_WRITTEN INSTRUCTION_
Copy out exactly the lines from the one containing "Convert this chart" to the last line of the records below, both included, and leave out any pictures.
## Start
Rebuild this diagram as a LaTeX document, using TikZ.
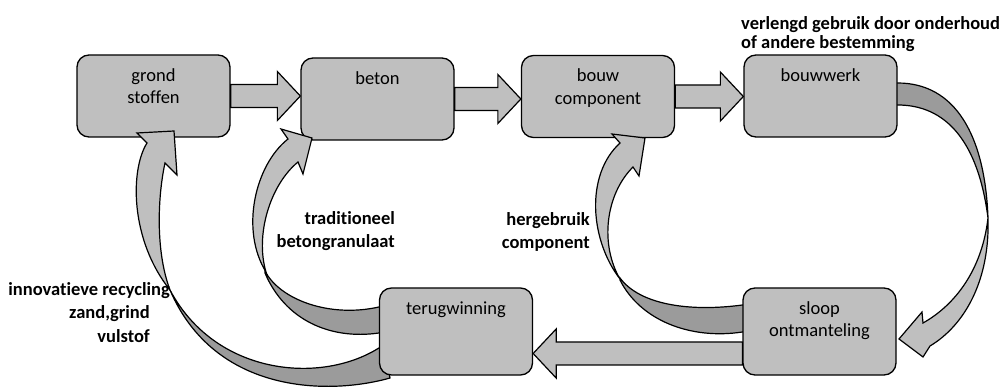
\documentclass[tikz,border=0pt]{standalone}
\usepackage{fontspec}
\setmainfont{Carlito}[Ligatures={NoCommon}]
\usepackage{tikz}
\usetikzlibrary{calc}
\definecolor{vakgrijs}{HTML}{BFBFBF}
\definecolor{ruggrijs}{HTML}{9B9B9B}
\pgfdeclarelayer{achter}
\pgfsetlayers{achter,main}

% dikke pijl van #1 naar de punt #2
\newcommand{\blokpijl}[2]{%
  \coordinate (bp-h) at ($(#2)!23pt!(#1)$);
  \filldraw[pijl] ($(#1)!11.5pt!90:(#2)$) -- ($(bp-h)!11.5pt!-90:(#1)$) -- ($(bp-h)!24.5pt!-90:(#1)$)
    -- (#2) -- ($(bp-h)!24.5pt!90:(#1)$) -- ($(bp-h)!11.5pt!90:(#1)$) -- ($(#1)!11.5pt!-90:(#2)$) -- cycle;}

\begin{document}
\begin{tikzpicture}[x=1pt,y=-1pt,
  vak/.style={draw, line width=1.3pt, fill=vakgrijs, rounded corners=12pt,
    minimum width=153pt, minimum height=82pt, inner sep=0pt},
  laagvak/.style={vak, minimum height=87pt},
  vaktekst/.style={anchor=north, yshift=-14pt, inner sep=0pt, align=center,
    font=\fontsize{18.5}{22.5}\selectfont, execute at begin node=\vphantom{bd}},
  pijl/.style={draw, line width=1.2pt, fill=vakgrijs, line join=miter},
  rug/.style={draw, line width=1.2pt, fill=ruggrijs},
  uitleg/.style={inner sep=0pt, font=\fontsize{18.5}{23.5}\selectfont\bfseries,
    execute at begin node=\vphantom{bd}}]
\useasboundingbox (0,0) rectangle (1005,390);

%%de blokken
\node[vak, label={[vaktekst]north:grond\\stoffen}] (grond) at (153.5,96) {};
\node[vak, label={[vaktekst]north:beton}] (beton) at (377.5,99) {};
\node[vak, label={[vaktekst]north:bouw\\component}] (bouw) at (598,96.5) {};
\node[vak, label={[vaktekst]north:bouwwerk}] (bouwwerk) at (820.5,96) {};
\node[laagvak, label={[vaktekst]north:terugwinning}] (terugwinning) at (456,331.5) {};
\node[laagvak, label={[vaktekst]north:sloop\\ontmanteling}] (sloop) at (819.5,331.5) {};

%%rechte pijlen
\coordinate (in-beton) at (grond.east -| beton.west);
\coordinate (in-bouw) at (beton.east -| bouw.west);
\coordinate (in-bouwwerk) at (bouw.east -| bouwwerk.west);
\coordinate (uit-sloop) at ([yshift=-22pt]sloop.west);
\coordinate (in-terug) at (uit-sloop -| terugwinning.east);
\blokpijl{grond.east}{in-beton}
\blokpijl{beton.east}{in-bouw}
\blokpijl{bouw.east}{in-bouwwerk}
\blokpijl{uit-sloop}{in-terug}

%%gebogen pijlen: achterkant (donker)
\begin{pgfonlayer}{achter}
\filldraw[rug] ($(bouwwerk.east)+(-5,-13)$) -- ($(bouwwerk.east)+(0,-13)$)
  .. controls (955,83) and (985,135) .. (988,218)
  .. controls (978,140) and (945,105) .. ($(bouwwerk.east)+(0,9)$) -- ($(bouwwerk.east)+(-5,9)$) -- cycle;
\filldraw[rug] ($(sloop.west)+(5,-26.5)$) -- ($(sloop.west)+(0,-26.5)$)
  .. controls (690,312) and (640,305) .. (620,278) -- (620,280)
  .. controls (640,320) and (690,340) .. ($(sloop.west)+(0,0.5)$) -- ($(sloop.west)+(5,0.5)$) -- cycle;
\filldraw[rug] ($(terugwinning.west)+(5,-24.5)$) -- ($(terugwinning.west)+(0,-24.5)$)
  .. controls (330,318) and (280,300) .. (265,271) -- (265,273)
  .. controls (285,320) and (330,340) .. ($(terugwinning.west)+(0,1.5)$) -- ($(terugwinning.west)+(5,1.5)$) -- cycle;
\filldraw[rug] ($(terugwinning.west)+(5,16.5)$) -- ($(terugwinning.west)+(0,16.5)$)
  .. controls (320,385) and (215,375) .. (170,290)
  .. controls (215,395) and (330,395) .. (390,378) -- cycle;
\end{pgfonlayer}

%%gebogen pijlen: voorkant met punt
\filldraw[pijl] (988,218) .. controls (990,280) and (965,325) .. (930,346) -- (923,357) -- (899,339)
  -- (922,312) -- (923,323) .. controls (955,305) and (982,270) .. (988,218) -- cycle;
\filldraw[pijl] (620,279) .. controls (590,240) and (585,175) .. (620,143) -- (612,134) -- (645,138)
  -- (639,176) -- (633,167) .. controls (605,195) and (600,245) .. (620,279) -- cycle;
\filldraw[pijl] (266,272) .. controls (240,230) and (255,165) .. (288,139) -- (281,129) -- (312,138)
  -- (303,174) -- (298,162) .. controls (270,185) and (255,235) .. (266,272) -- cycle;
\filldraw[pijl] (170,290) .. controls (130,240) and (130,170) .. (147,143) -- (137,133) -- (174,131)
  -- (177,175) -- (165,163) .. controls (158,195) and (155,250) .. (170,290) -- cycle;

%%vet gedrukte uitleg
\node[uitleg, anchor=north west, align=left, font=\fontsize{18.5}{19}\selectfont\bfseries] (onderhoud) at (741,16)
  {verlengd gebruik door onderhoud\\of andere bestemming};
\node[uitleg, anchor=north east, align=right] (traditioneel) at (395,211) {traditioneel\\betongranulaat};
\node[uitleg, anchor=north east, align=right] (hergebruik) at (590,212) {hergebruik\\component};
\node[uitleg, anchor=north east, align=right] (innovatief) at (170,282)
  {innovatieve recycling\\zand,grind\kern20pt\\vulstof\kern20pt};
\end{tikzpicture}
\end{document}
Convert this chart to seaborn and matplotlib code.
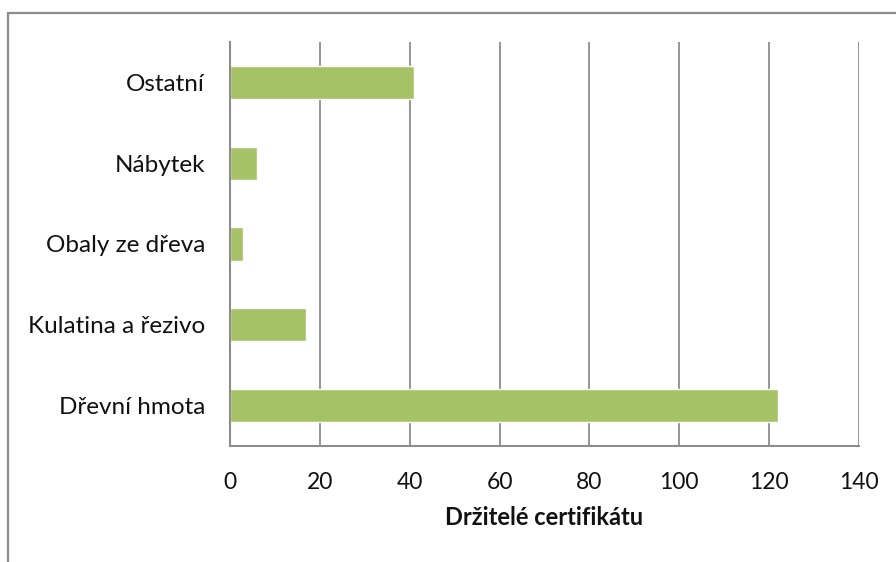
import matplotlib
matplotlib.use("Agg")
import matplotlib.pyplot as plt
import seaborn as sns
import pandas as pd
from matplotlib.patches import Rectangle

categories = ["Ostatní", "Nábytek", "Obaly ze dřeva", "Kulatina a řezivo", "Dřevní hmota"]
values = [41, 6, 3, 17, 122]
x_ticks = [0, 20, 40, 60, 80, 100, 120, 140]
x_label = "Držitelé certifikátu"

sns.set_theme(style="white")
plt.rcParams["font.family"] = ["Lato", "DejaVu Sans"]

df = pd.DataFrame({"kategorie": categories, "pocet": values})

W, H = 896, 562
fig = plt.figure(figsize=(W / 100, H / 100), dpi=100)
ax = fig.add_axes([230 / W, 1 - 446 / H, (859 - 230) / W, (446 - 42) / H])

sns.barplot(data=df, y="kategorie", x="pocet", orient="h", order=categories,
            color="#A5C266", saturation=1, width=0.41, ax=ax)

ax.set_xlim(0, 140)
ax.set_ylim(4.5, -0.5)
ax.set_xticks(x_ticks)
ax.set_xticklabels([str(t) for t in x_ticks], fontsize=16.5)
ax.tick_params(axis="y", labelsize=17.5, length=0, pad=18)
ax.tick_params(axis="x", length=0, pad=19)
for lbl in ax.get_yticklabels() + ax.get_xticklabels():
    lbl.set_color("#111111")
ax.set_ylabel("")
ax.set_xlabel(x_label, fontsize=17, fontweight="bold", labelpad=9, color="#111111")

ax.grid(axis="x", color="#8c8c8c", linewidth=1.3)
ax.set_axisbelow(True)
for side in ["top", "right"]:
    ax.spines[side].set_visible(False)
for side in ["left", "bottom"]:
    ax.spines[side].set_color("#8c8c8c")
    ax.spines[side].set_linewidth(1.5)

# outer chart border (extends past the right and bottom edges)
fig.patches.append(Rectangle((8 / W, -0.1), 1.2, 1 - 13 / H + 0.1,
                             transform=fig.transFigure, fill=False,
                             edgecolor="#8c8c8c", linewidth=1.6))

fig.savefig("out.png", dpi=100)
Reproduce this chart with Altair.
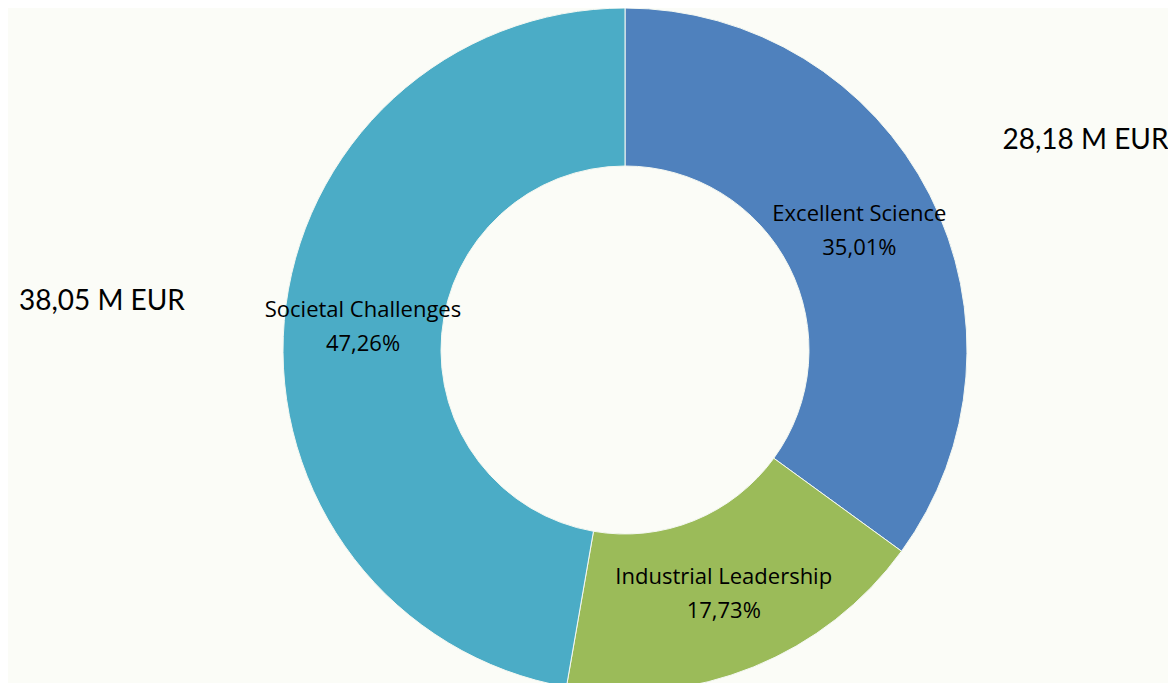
## End
_ANSWER TO THIS EXERCISE_
Convert this chart to seaborn and matplotlib code.
import matplotlib
matplotlib.use("Agg")
import matplotlib.pyplot as plt
import seaborn as sns
import pandas as pd
from matplotlib.patches import Rectangle

categories = ["Ostatní", "Nábytek", "Obaly ze dřeva", "Kulatina a řezivo", "Dřevní hmota"]
values = [41, 6, 3, 17, 122]
x_ticks = [0, 20, 40, 60, 80, 100, 120, 140]
x_label = "Držitelé certifikátu"

sns.set_theme(style="white")
plt.rcParams["font.family"] = ["Lato", "DejaVu Sans"]

df = pd.DataFrame({"kategorie": categories, "pocet": values})

W, H = 896, 562
fig = plt.figure(figsize=(W / 100, H / 100), dpi=100)
ax = fig.add_axes([230 / W, 1 - 446 / H, (859 - 230) / W, (446 - 42) / H])

sns.barplot(data=df, y="kategorie", x="pocet", orient="h", order=categories,
            color="#A5C266", saturation=1, width=0.41, ax=ax)

ax.set_xlim(0, 140)
ax.set_ylim(4.5, -0.5)
ax.set_xticks(x_ticks)
ax.set_xticklabels([str(t) for t in x_ticks], fontsize=16.5)
ax.tick_params(axis="y", labelsize=17.5, length=0, pad=18)
ax.tick_params(axis="x", length=0, pad=19)
for lbl in ax.get_yticklabels() + ax.get_xticklabels():
    lbl.set_color("#111111")
ax.set_ylabel("")
ax.set_xlabel(x_label, fontsize=17, fontweight="bold", labelpad=9, color="#111111")

ax.grid(axis="x", color="#8c8c8c", linewidth=1.3)
ax.set_axisbelow(True)
for side in ["top", "right"]:
    ax.spines[side].set_visible(False)
for side in ["left", "bottom"]:
    ax.spines[side].set_color("#8c8c8c")
    ax.spines[side].set_linewidth(1.5)

# outer chart border (extends past the right and bottom edges)
fig.patches.append(Rectangle((8 / W, -0.1), 1.2, 1 - 13 / H + 0.1,
                             transform=fig.transFigure, fill=False,
                             edgecolor="#8c8c8c", linewidth=1.6))

fig.savefig("out.png", dpi=100)
Reproduce this chart with Altair.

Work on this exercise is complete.